As Kenyon reminds us, dominant narratives about human rights, like the cultural critique, tell us that rights are the irredeemable byproduct of western liberalism. That they are particularly unsuited to non-Western contexts in part [End Page 243] because they promote a divisive form of individualism and prioritize civil and political rights over economic, social, and cultural ones.6 And that, to the extent that human rights language is employed in non-Western contexts, it is often the result of the influence of powerful international forces likely wealthy donors. Such a narrative suggests, according to Kenyon, that there would be little expectation of finding a thriving rights culture in Southern Africa.7 And yet that is precisely what she finds.
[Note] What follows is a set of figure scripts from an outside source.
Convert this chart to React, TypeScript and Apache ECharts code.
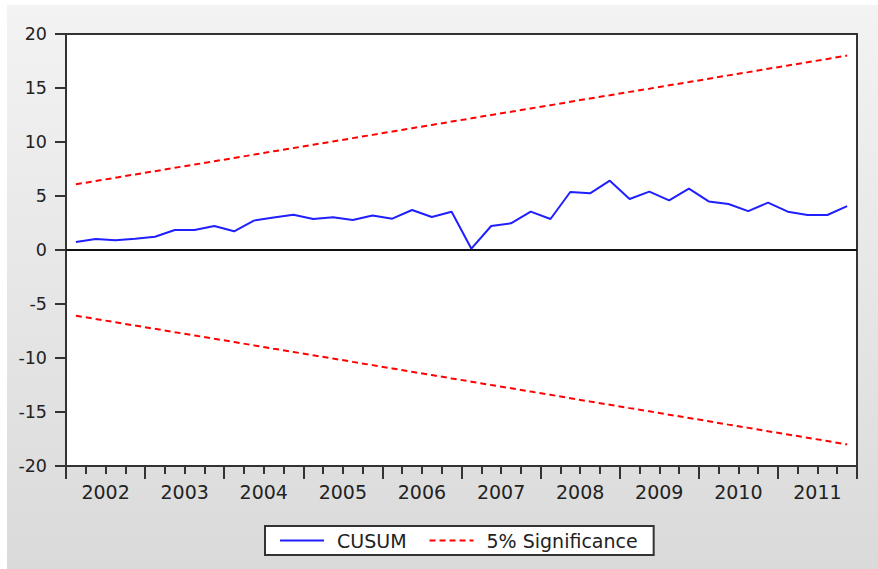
import React, { useEffect, useRef } from "react";
import * as echarts from "echarts";

// Quarterly observations, 2002Q1 .. 2011Q4
const years = ["2002", "2003", "2004", "2005", "2006", "2007", "2008", "2009", "2010", "2011"];
const quarters: string[] = [];
for (const y of years) {
  for (const q of ["Q1", "Q2", "Q3", "Q4"]) quarters.push(y + q);
}

// CUSUM of recursive residuals
const cusum = [
  0.74, 1.02, 0.9, 1.05, 1.23, 1.85, 1.85, 2.22, 1.73, 2.72,
  3.0, 3.27, 2.87, 3.04, 2.78, 3.2, 2.9, 3.7, 3.06, 3.55,
  0.12, 2.22, 2.47, 3.55, 2.87, 5.37, 5.25, 6.42, 4.72, 5.4,
  4.6, 5.68, 4.5, 4.26, 3.6, 4.38, 3.55, 3.24, 3.24, 4.07,
];

// 5% significance bands
const upperBand = [
  6.08, 6.39, 6.69, 7.0, 7.3, 7.61, 7.91, 8.22, 8.52, 8.83,
  9.14, 9.44, 9.75, 10.05, 10.36, 10.66, 10.97, 11.28, 11.58, 11.89,
  12.19, 12.5, 12.8, 13.11, 13.41, 13.72, 14.03, 14.33, 14.64, 14.94,
  15.25, 15.55, 15.86, 16.17, 16.47, 16.78, 17.08, 17.39, 17.69, 18.0,
];
const lowerBand = [
  -6.08, -6.39, -6.69, -7.0, -7.3, -7.61, -7.91, -8.22, -8.52, -8.83,
  -9.14, -9.44, -9.75, -10.05, -10.36, -10.66, -10.97, -11.28, -11.58, -11.89,
  -12.19, -12.5, -12.8, -13.11, -13.41, -13.72, -14.03, -14.33, -14.64, -14.94,
  -15.25, -15.55, -15.86, -16.17, -16.47, -16.78, -17.08, -17.39, -17.69, -18.0,
];

const FONT = "DejaVu Sans";
const INK = "#222222";
const AXIS = "#333333";

export default function App() {
  const ref = useRef<HTMLDivElement>(null);

  useEffect(() => {
    if (!ref.current) return;
    const chart = echarts.init(ref.current, null, { renderer: "svg" });
    const bandStyle = { color: "#ff0000", width: 2, type: [6, 4] as number[] };
    chart.setOption({
      animation: false,
      backgroundColor: new echarts.graphic.LinearGradient(0, 0, 0, 1, [
        { offset: 0, color: "#f3f3f3" },
        { offset: 1, color: "#dadada" },
      ]),
      grid: {
        left: 59,
        top: 29,
        width: 791,
        height: 432,
        show: true,
        backgroundColor: "#ffffff",
        borderColor: AXIS,
        borderWidth: 2,
      },
      legend: {
        data: ["CUSUM", "5% Significance"],
        left: 258,
        top: 521,
        orient: "horizontal",
        backgroundColor: "#ffffff",
        borderColor: AXIS,
        borderWidth: 2,
        borderRadius: 0,
        padding: [5, 16, 5, 14],
        itemWidth: 44,
        itemHeight: 14,
        itemGap: 22,
        itemStyle: { opacity: 0 },
        textStyle: {
          fontFamily: FONT,
          fontSize: 19,
          color: INK,
          padding: [0, 0, 0, 8],
        },
      },
      xAxis: [
        {
          type: "category",
          data: quarters,
          boundaryGap: true,
          position: "bottom",
          axisLine: { show: false, onZero: false },
          axisTick: {
            show: true,
            interval: 0,
            length: 8,
            lineStyle: { color: AXIS, width: 2 },
          },
          axisLabel: { show: false },
          splitLine: { show: false },
        },
        {
          type: "category",
          data: years,
          boundaryGap: true,
          position: "bottom",
          axisLine: { show: true, onZero: false, lineStyle: { color: AXIS, width: 2 } },
          axisTick: {
            show: true,
            interval: 0,
            length: 13,
            lineStyle: { color: AXIS, width: 2 },
          },
          axisLabel: {
            interval: 0,
            margin: 16,
            fontFamily: FONT,
            fontSize: 19,
            color: INK,
          },
          splitLine: { show: false },
        },
      ],
      yAxis: {
        type: "value",
        min: -20,
        max: 20,
        interval: 5,
        axisLine: { show: true, lineStyle: { color: AXIS, width: 2 } },
        axisTick: { show: true, length: 11, lineStyle: { color: AXIS, width: 2 } },
        axisLabel: {
          margin: 19,
          fontFamily: FONT,
          fontSize: 17.5,
          color: INK,
        },
        splitLine: { show: false },
      },
      series: [
        {
          name: "CUSUM",
          type: "line",
          xAxisIndex: 0,
          data: cusum,
          symbol: "none",
          color: "#1f1fff",
          lineStyle: { color: "#1f1fff", width: 2 },
          markLine: {
            silent: true,
            symbol: ["none", "none"],
            label: { show: false },
            lineStyle: { color: "#111111", width: 2, type: "solid" },
            data: [{ yAxis: 0 }],
          },
          z: 3,
        },
        {
          name: "5% Significance",
          type: "line",
          xAxisIndex: 0,
          data: upperBand,
          symbol: "none",
          color: "#ff0000",
          lineStyle: bandStyle,
        },
        {
          name: "5% Significance",
          type: "line",
          xAxisIndex: 0,
          data: lowerBand,
          symbol: "none",
          color: "#ff0000",
          lineStyle: bandStyle,
        },
      ],
    });
    return () => chart.dispose();
  }, []);

  return (
    <div
      ref={ref}
      style={{ position: "absolute", left: 7, top: 5, width: 871, height: 564 }}
    />
  );
}
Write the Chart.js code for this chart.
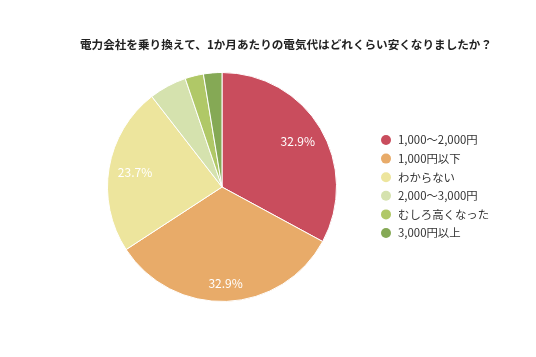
<!DOCTYPE html>
<html><head><meta charset="utf-8">
<script src="https://cdn.jsdelivr.net/npm/chart.js@4.4.1/dist/chart.umd.min.js"></script>
<style>html,body{margin:0;padding:0;background:#fff}#wrap{width:536px;height:357px}</style>
</head><body><div id="wrap"><canvas id="c" width="536" height="357"></canvas></div>
<script>
const titleText = '電力会社を乗り換えて、1か月あたりの電気代はどれくらい安くなりましたか？';
const categories = ['1,000～2,000円','1,000円以下','わからない','2,000～3,000円','むしろ高くなった','3,000円以上'];
const values = [32.9, 32.9, 23.7, 5.3, 2.6, 2.6];
const colors = ['#c94d5d','#e8ab69','#ede59d','#d5e2ae','#b0c867','#85a955'];
const FONT = '"Noto Sans CJK JP","Noto Sans",sans-serif';

const extras = {
  id:'extras',
  afterDatasetsDraw(chart){
    const ctx = chart.ctx;
    const meta = chart.getDatasetMeta(0);
    const total = values.reduce((a,b)=>a+b,0);
    ctx.save();
    ctx.fillStyle = '#fff';
    ctx.font = '12px ' + FONT;
    ctx.textAlign = 'center';
    ctx.textBaseline = 'middle';
    meta.data.forEach((arc,i)=>{
      const v = values[i];
      if (v/total < 0.1) return;
      const p = arc.getProps(['x','y','startAngle','endAngle','outerRadius'],true);
      const mid = (p.startAngle+p.endAngle)/2;
      const r = p.outerRadius*0.77;
      const yShift = Math.max(0, Math.sin(mid)) * 8;
      ctx.fillText(v.toFixed(1)+'%', p.x+Math.cos(mid)*r, p.y+Math.sin(mid)*r + yShift);
    });
    ctx.restore();
  },
  afterDraw(chart){
    const ctx = chart.ctx;
    ctx.save();
    ctx.fillStyle = '#222';
    ctx.font = 'bold 11.6px ' + FONT;
    ctx.textAlign = 'center';
    ctx.textBaseline = 'middle';
    ctx.fillText(titleText, 286, 45);
    ctx.font = '11.4px ' + FONT;
    ctx.textAlign = 'left';
    categories.forEach((c,i)=>{
      const y = 140 + i*18.6;
      ctx.beginPath();
      ctx.fillStyle = colors[i];
      ctx.arc(386, y, 5, 0, Math.PI*2);
      ctx.fill();
      ctx.fillStyle = '#333';
      ctx.fillText(c, 398, y);
    });
    ctx.restore();
  }
};

new Chart(document.getElementById('c'), {
  type:'pie',
  data:{labels:categories, datasets:[{data:values, backgroundColor:colors, borderColor:'#fff', borderWidth:1}]},
  options:{
    responsive:false, animation:false,
    layout:{padding:{top:72, bottom:357-302, left:107, right:536-337}},
    plugins:{legend:{display:false}, title:{display:false}, tooltip:{enabled:false}}
  },
  plugins:[extras]
});
</script></body></html>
But this is a curious finding, according to Kenyon, not only because of its location, but also because the public health and development frames have long dominated the arena of global public health advocacy. That organizations choose human rights as the primary or at least equally important language of advocacy prompts Kenyon to wonder why. Does it have to do with the origins and history of the organization? With its mission and focus? With its leadership and structure? With the source of its funding or its relationship with other local, national, and/or international entities? Is it a question of local context or institutional culture? Does it have anything to do with what organization personnel and recipients of care think rights are and can or should do? Kenyon asks these questions of all nine organizations under investigation and the answers she finds help shed light on and in some cases fundamentally challenge what have become some of the most well-known and well-rehearsed criticisms of human rights.